Your firm should not host the site on its own servers. By hosting with a third party, you will get support, security, speed, and the peace of mind that you don’t have to maintain servers, make updates, and ensure redundant high-speed internet connections. Trust me, there is no cost or time savings in hosting your own site. Your new site needs to be hypertext transfer protocol secure (https:) which is the secure version of http: in the URL. Even if your site does not transmit sensitive data, like a bank or health insurance provider, internet browsers now flag sites as “not secure” if they are not encrypted properly. Your website should support your firm’s credibility—not put it question with website vulnerabilities.

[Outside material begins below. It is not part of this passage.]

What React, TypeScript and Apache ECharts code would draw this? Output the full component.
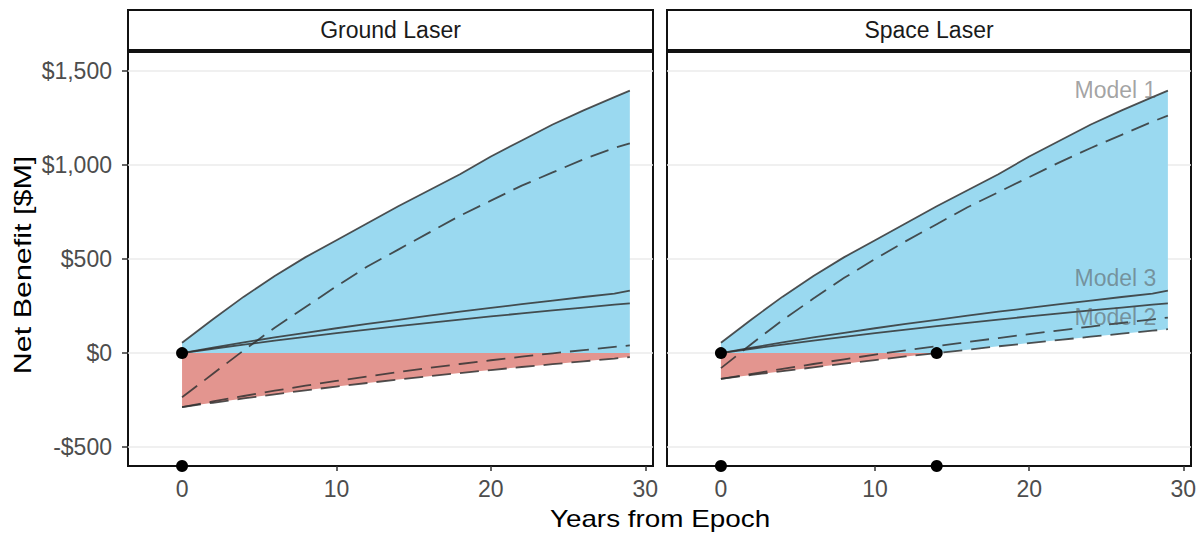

Break Down Your Website RFP Into These Components

  1. Project Summary
  2. Firm Background
  3. State of the Current Website
  4. New Website Objectives and Requirements
  5. Project Budget
  6. Proposal Requirements
  7. RFP and Project Timeline
  8. Criteria for Selection

The RFP Process

After going through this guided reflection on your firm, the current website, and your firm’s website needs/hopes/dreams, you can put some pen to paper (metaphorically speaking) and lay out the sections of the RFP. Following the request framework above and provide specifics to all potential responders about what it’s going to take to win your business.

One last tip: be clear about the timeline. It will save you the headache, and will manage expectations if you lay out a specific timeline which indicates the following:

  1. The response period
  2. Until when you will accept questions
  3. When you will provide answers for questions to all responders
  4. When a preliminary decision will be made
  5. When in-person interviews will take place
  6. When a final decision should be made
  7. When you intend to start your project.

It will take some effort to get the ball rolling, but once the RFP is out and you get responses from great agencies, it will be worth it! Make your decision and bask in the glory of your new partnership as your law firm website takes shape.